Professional ratings
Review scores
| Source | Rating |
| AllMusic | Star Half star |
| Blender | Star |
| IGN | 7.9/10 |
| Metal Hammer | Star |
| Punknews.org | Star |
| Rolling Stone | Star |
| Sputnikmusic | 4.5/5 |

== Track listing ==
All songs credited to Avenged Sevenfold, registered to Matthew Sanders, Brian Haner Jr., Zachary Baker and James Sullivan.

| No. | Title | Length |
|---|---|---|
| 1. | "Beast and the Harlot" | 5:42 |
| 2. | "Burn It Down" | 5:00 |
| 3. | "Blinded in Chains" | 6:34 |
| 4. | "Bat Country" | 5:13 |
| 5. | "Trashed and Scattered" | 5:53 |
| 6. | "Seize the Day" | 5:35 |
| 7. | "Sidewinder" | 7:01 |
| 8. | "The Wicked End" | 7:10 |
| 9. | "Strength of the World" | 9:14 |
| 10. | "Betrayed" | 6:47 |
| 11. | "M.I.A." | 8:48 |
| Total length: |  | 72:42 |

== Personnel ==
Personnel listing as adapted from album liner notes:

- Avenged Sevenfold
- M. Shadows – vocals
- Zacky Vengeance – rhythm guitar, co-lead guitar, backing vocals, acoustic guitar on "Seize the Day", gang vocals on "Strength of the World"
- The Rev – drums, backing vocals, piano on "Seize the Day", gang vocals on "Strength of the World"
- Synyster Gates – lead guitar, backing vocals, piano on "Beast and the Harlot" and "Sidewinder", gang vocals on "Strength of the World"
- Johnny Christ – bass, backing vocals, gang vocals on "Strength of the World"

- Production
- Produced by Mudrock and Avenged Sevenfold, with additional production by Fred Archambault and Scott Gilman
- Mixed by Andy Wallace
- Pro Tools by John O'Mahony, assisted by Steve Sisco
- Mastered by Eddie Schreyer
- Additional vocal production by Synyster Gates and M. Shadows
- Orchestration by Scott Gilman, Synyster Gates and M. Shadows
- Drum tech – Mike Fasano
- Guitar tech – Stephen Ferrara-Grand

- Session musicians
- Brian Haner – additional guitars, pedal steel guitar, acoustic guitar solo left on "Sidewinder"

- Orchestra
- Violinists – Samuel Fischer (soloist), Mark Robertson, Songa Lee-Kitto, Sam Formicola, Bruce Dukov, Alan Grunfeld, Larry Greenfield, Liane Mautner
- Violists – David Walther, Matthew Funes, Alma Fernandez
- Cellists – Victor Lawrence (soloist), David Low, David Mergen

- Choir
- Choir leader – Jeannine Wagner
- Choir performers – Zachary Biggs, Colton Beyer-Johnson, Josiah Yiu, Nathan Cruz, Stephen Cruz, C.J. Cruz, Sean Sullivan, Alan Hong, Nico Walsh, Sally Stevens

== In other media ==
Multiple City of Evil songs appeared in video games, notably by Electronic Arts and Activision. "Bat Country" appeared in EA Sports' Madden 06 and NHL 06, as well as SSX On Tour, which was produced by EA Sports label EA Sports BIG. It also appeared in Saints Row 2, Guitar Hero: Warriors of Rock, Rocksmith 2014, and both in the movie Big Momma's House 2 and the TV show Bones, respectively.

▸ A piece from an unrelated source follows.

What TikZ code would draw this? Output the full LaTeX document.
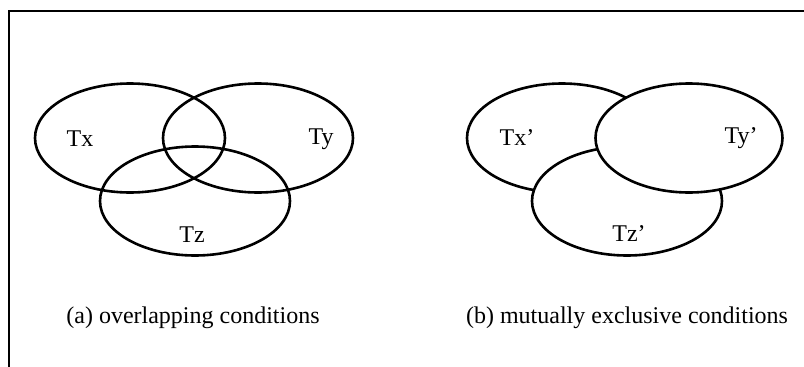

However, the lyric "too many doses" has been replaced by "too many save me" to avoid drug content in a few games to keep the ESRB age rating down below. "Blinded in Chains" is featured in Need For Speed: Most Wanted where it is the theme song for Blacklist member #14 Vince "Taz" Killic. "Beast and the Harlot" was featured in the soundtrack of the games Burnout Revenge, Guitar Hero II, Guitar Hero Smash Hits, Rock Band 3. and Rocksmith. The version featured in Guitar Hero II was a cover version, while the one featured in Smash Hits was a master recording.

== Charts ==

=== Weekly charts ===

| Chart (2005–2006) | Peak position |
|---|---|
| Australian Hitseekers Albums (ARIA) | 8 |
| Canadian Albums (Nielsen SoundScan) | 55 |
| Japanese Albums (Oricon) | 16 |
| New Zealand Heatseekers Albums (RIANZ) | 1 |
| Scottish Albums (Official Charts) | 70 |
| UK Albums (Official Charts) | 63 |
| UK Rock & Metal Albums (Official Charts) | 4 |
| US Billboard 200 | 30 |
| US Top Rock Albums (Billboard) | 13 |

=== Year-end charts ===

| Chart (2006) | Position |
|---|---|
| US Billboard 200 | 152 |

== Certifications ==

| Region | Certification | Certified units/sales |
| Canada (Music Canada) | Gold | 50,000^{^} |
| United Kingdom (BPI) | Gold | 100,000^{^} |
| United States (RIAA) | Platinum | 1,000,000^{^} |
^{^} Shipments figures based on certification alone.